A defendant who had an account in a bank, and was there credited by mistake with a sum of money deposited by another person, and who subsequently closed his account, withdrew his balance and refused to return the amount when notified, although he must have known the credit was wrong by the accustomed volume of his bank business, was properly convicted under the Act of May 18, 1917, P. L. 241. In such case the offense was committed, not when the defendant obtained possession of the money, but when he fraudulently withheld it on discovery of the mistake.

In such case it is sufficient to prove that the prosecuting bank was engaged in the banking business without proof that it was a corporation, as alleged in the indictment.

Indictment for conversion of property under the Act of 1917.

Rule for a new trial.

April Sessions, 1919, No. 96.

B. F. Davis, for rule.

H. Edgar Sherts and S. V. Hosterman, contra.

October 18, 1919. Opinion by HASSLER, J.

The defendant was convicted on an indictment which charged that he "did receive and take into his possession money, to wit: the sum of Four Hundred and Forty-four Dollars and Fifty-two Cents ($444.52) belonging to the Farmers National Bank of Quarryville, Pa., a corporation organized under the laws of the United States which he, the said Charles F. Altland, did then and there unlawfully and fraudulently withhold, convert and apply to his own use and benefit, contrary to the form of the Act of Assembly, &c."

The indictment is drawn under and is in the exact language of the Act of May 18, 1917, P. L. 241.
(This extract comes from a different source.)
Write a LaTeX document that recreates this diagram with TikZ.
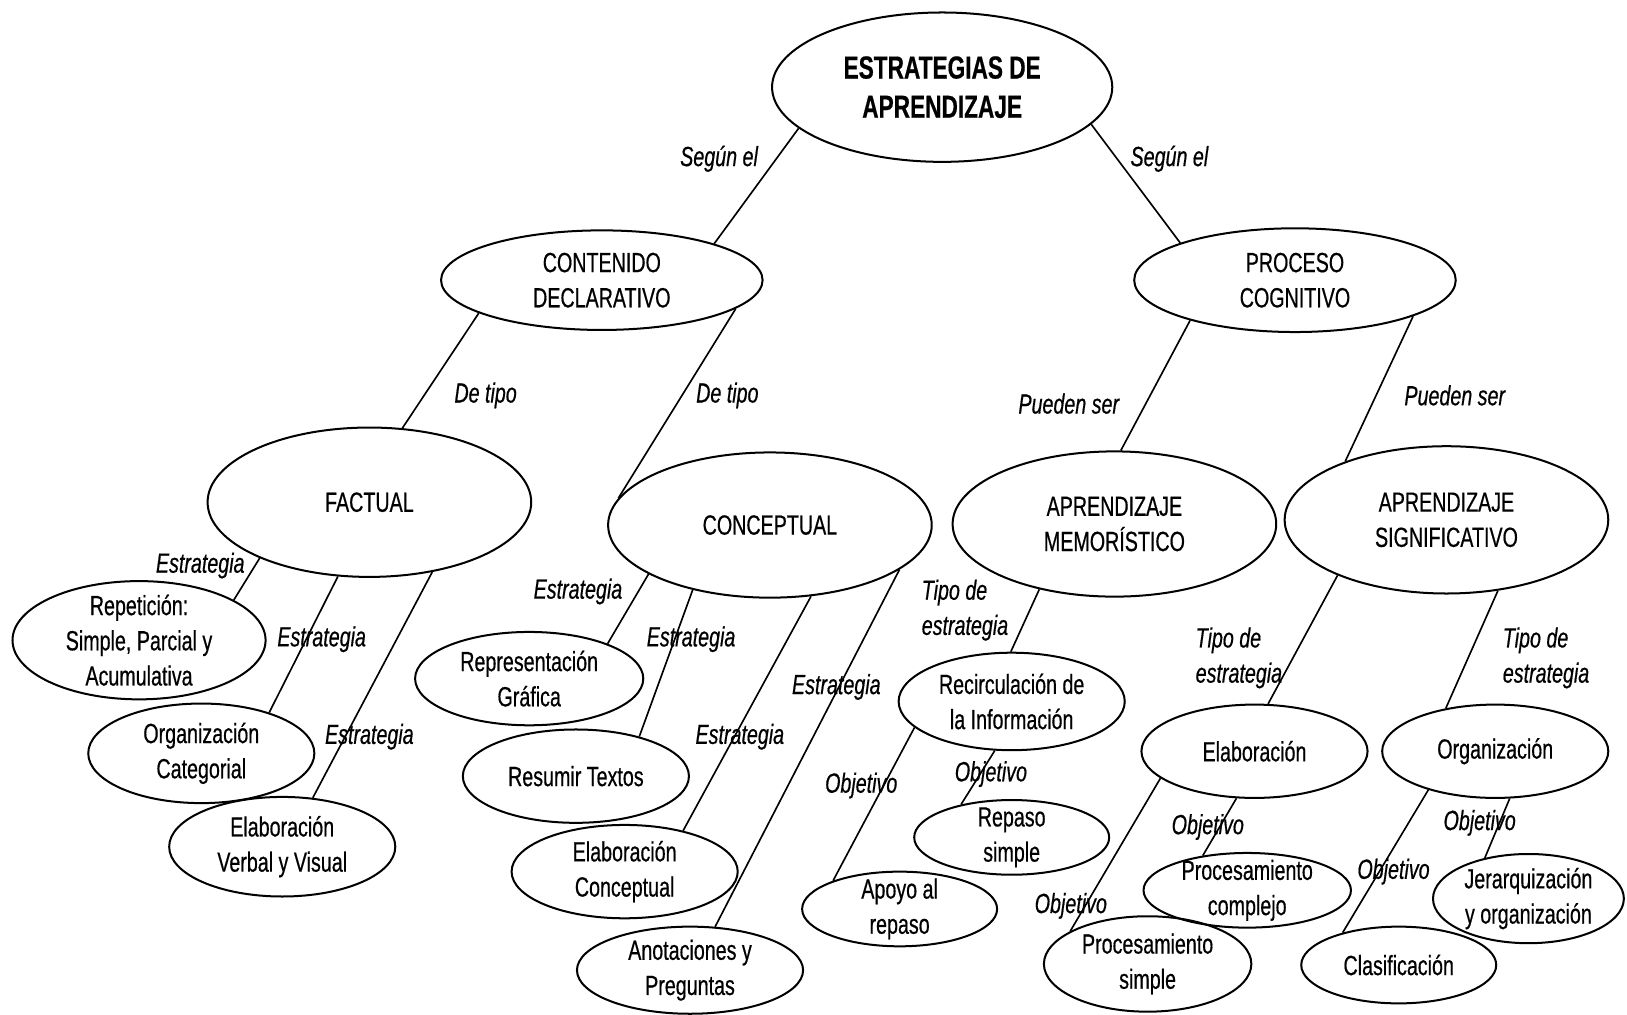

Nine reasons for a new trial have been filed. They largely question the reasonableness of the Act of Assembly rather than the correctness of the defendant's trial and conviction. With that we have nothing to do, and therefore do not deem it necessary to consider these reasons further than to call attention to the fact that the act does not make the obtaining possession by a person of the money, &c., of any person, firm or corporation, an offense, but only the fraudulent withholding, converting and application of the same to his own use or that of another.